Em geral
Por Em geral -
Militares, o lado B do disco
A história íntima dos regimes militares – e a análise do fenômeno do “militarismo dependente” – está ainda para ser escrita. O que se contou até agora foi a crônica dos generais e o relato trágico de uma luta fratricida.
As forças armadas sempre estiveram divididas em grupos e em níveis de comprometimento. No entanto, a regra em tais corporações, como nas igrejas, é que os que discordam se recolham e obedeçam, o que não exclui episódios em que a dissidência resulta em ostracismo, perseguição ou coisa pior.
O golpe de estado de 1964, tramado por civis, financiado por banqueiros, tocado por bacharéis e pela mídia, foi entregue, pronto, aos militares. Para convencê-los, estimularam-se, ampliaram-se e inventaram-se levantes de praças, na Marinha e no Exército. Quando houve o risco de não dar certo, uma mala de dólares convenceu o corrupto comandante do II Exército, Amaury Kruel. O fato foi comprovado, o dinheiro recuperado, o general afastado pelo primeiro presidente da série militar, Castello Branco quando o relógio já marcava outro tempo.

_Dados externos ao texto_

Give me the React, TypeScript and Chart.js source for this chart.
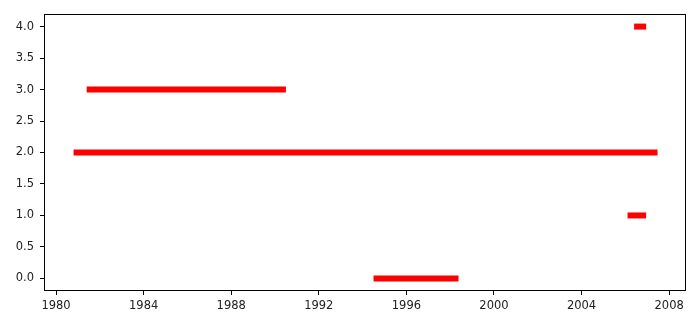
import React, { useEffect, useRef } from 'react';
import { Chart, registerables } from 'chart.js';

Chart.register(...registerables);

// Horizontal segments: level (y), start year, end year
const levels = [2, 3, 0, 1, 4];
const starts = [1980.8, 1981.4, 1994.5, 2006.1, 2006.4];
const ends = [2007.47, 1990.5, 1998.38, 2006.95, 2006.95];

const xTicks = [1980, 1984, 1988, 1992, 1996, 2000, 2004, 2008];
const yTicks = [0, 0.5, 1, 1.5, 2, 2.5, 3, 3.5, 4];

const X_MIN = 1979.45;
const X_MAX = 2008.77;
const Y_MIN = -0.2;
const Y_MAX = 4.2;

const framePlugin = {
  id: 'frame',
  afterDraw(chart: any) {
    const { ctx, chartArea } = chart;
    ctx.save();
    ctx.strokeStyle = '#000';
    ctx.lineWidth = 1;
    ctx.strokeRect(
      Math.round(chartArea.left) + 0.5,
      Math.round(chartArea.top) + 0.5,
      Math.round(chartArea.right - chartArea.left) - 1,
      Math.round(chartArea.bottom - chartArea.top) - 1
    );
    ctx.restore();
  },
};

export default function App() {
  const ref = useRef<HTMLCanvasElement>(null);

  useEffect(() => {
    if (!ref.current) return;
    const datasets = levels.map((lv, i) => ({
      data: [
        { x: starts[i], y: lv },
        { x: ends[i], y: lv },
      ],
      borderColor: '#ff0000',
      backgroundColor: '#ff0000',
      borderWidth: 6,
      borderCapStyle: 'butt' as const,
      pointRadius: 0,
      showLine: true,
      fill: false,
    }));

    const font = { family: '"DejaVu Sans", sans-serif', size: 11.5 };

    const chart = new Chart(ref.current, {
      type: 'scatter',
      data: { datasets },
      plugins: [framePlugin],
      options: {
        animation: false,
        responsive: false,
        devicePixelRatio: 1,
        layout: { padding: { top: 14, right: 14, left: 0, bottom: 0 } },
        plugins: { legend: { display: false }, tooltip: { enabled: false } },
        scales: {
          x: {
            type: 'linear',
            min: X_MIN,
            max: X_MAX,
            afterBuildTicks: (s: any) => {
              s.ticks = xTicks.map((v) => ({ value: v }));
            },
            afterFit: (s: any) => {
              s.height = 36;
            },
            ticks: {
              autoSkip: false,
              maxRotation: 0,
              padding: 4,
              color: '#222',
              font,
              callback: (v: any) => String(v),
            },
            grid: {
              drawOnChartArea: false,
              drawTicks: true,
              tickLength: 4,
              tickColor: '#000',
            },
            border: { display: false },
          },
          y: {
            type: 'linear',
            min: Y_MIN,
            max: Y_MAX,
            afterBuildTicks: (s: any) => {
              s.ticks = yTicks.map((v) => ({ value: v }));
            },
            afterFit: (s: any) => {
              s.width = 44;
            },
            ticks: {
              autoSkip: false,
              padding: 6,
              color: '#222',
              font,
              callback: (v: any) => Number(v).toFixed(1),
            },
            grid: {
              drawOnChartArea: false,
              drawTicks: true,
              tickLength: 4,
              tickColor: '#000',
            },
            border: { display: false },
          },
        },
      },
    });
    return () => chart.destroy();
  }, []);

  return (
    <div style={{ position: 'fixed', left: 0, top: 0, width: 700, height: 327, background: '#fff' }}>
      <canvas ref={ref} width={700} height={327} style={{ width: 700, height: 327 }} />
    </div>
  );
}
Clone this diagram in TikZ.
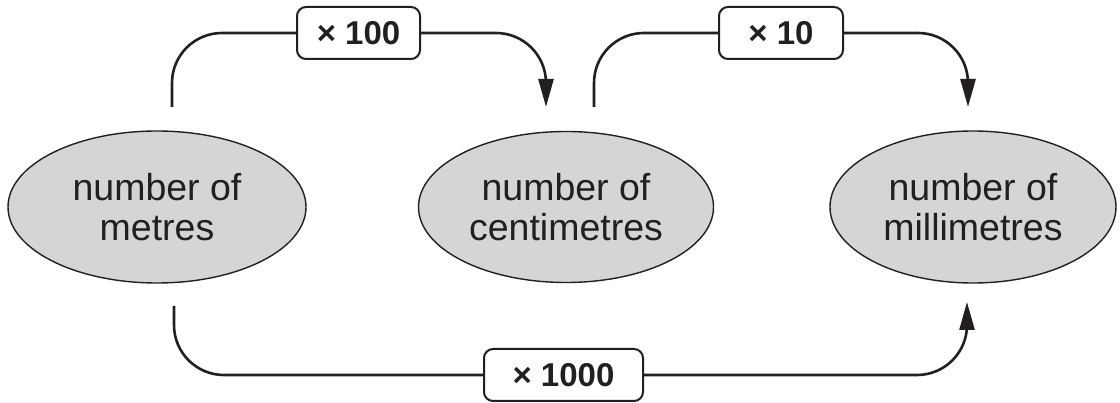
\documentclass[tikz,border=0pt]{standalone}
\usepackage{fontspec}
\setmainfont{Liberation Sans}
\usetikzlibrary{shapes.geometric,arrows.meta}
\definecolor{ellfill}{HTML}{D4D5D7}
\definecolor{ink}{HTML}{231F20}
\tikzset{
  qty/.style={ellipse, draw=ink, line width=1.4pt, fill=ellfill, inner sep=0pt,
    align=center, text=ink, font=\fontsize{37.5}{40}\selectfont},
  factor/.style={draw=ink, line width=2pt, rounded corners=9pt, fill=white, inner sep=0pt,
    minimum height=52pt, text=ink, font=\fontsize{33}{36}\selectfont\bfseries},
  flow/.style={draw=ink, line width=2.6pt, rounded corners=50pt},
  tip/.style={-{Triangle[length=28pt,width=15pt]}}
}
\begin{document}
\begin{tikzpicture}[x=1pt,y=-1pt]
\useasboundingbox (0,0) rectangle (1120,403);
% quantities
\node[qty, minimum width=298pt, minimum height=152pt] (m) at (157,207) {number of\\metres};
\node[qty, minimum width=295pt, minimum height=151pt] (cm) at (566,207) {number of\\centimetres};
\node[qty, minimum width=286pt, minimum height=152pt] (mm) at (973,207) {number of\\millimetres};
% factors
\node[factor, minimum width=123pt] (f100) at (358.5,33) {× 100};
\node[factor, minimum width=124pt] (f10) at (781,33) {× 10};
\node[factor, minimum width=159pt] (f1000) at (563.5,375) {× 1000};
% free ends
\coordinate (s1) at (172,107);
\coordinate (e1) at (546,107);
\coordinate (s2) at (594,107);
\coordinate (e2) at (968,107);
\coordinate (s3) at (174,306);
\coordinate (e3) at (967,302);
% connectors
\draw[flow] (s1) -- (s1 |- f100.west) -- (f100.west);
\draw[flow, tip] (f100.east) -- (e1 |- f100.east) -- (e1);
\draw[flow] (s2) -- (s2 |- f10.west) -- (f10.west);
\draw[flow, tip] (f10.east) -- (e2 |- f10.east) -- (e2);
\draw[flow] (s3) -- (s3 |- f1000.west) -- (f1000.west);
\draw[flow, tip] (f1000.east) -- (e3 |- f1000.east) -- (e3);
\end{tikzpicture}
\end{document}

Os Estados Unidos deram suporte à conspiração com o discurso da ameaça comunista, a despeito de o Partido Comunista ter sido sempre, no Brasil, uma organização apoiada em classes médias, militares ou intelectuais, com penetração restrita nas massas de que se espera, em tese, ímpeto revolucionário. O trabalhismo, contra que se voltou efetivamente o golpe, ocupara esse espaço, sem jamais ultrapassar o nível de contestação das sociais democracias europeias – ou do Partido Democrata da época do New Deal.
A defesa dos interesses americanos no meio militar foi, o tempo todo – é, até hoje, – garantida por oficiais treinados e condicionados em centros no Panamá ou no estado da Geórgia: os operativos intransigentes e sectários, os troupiers, os da linha dura.
A despeito deles, a orientação dos governos militares foi sempre ambígua. O discurso privatista coincidiu com políticas como a criação do FGTS – Fundo de Garantia de Tempo de Serviço – que resultaram na criação de recursos para o pesado investimento estatal e estatista no então chamado milagre brasileiro, nos anos 1970. Suposta ameaça cubana serviu de pretexto para a implantação de tropas de selva que, na verdade, confrontam a ação subversiva de interesses do grande capital na região. Embora seja evidente que as políticas identitárias promovidas por ongs financiadas por fundações de nações ricas, refletem seus interesses imperiais -- conter o desenvolvimento econômico e o avanço tecnológico, aguçar conflitos raciais, religiosos e comportamentais – essas intenções foram sempre atribuídas pelos militares brasileiros ao comunistas, o que contempla a paranoia da propaganda ocidental.
Esse jogo de ambiguidade de nada valeu quando a crise do petróleo e a pressão dos segmentos nacionalistas levaram o governo Geisel a tomar medidas explícitas: trocas comerciais à margem do dólar com países do Oriente Médio, exploração das jazidas de óleo submarinas, ruptura do acordo militar com os Estados Unidos, implantação da indústria espacial e de defesa etc.
Talvez, no entanto, o que assustou os Estados Unidos e os levou a retirar o apoio ao regime militar brasileiro – e impulsionar a onda neoliberal que ainda hoje nos afoga – terá sido a recuperação para a agricultura de extensa área do cerrado e Centro-Oeste, cuja produção compete – e oferece alternativa e países como a China --, com a poderosa agroindústria dos Estados Unidos, base primária de seu poder econômico.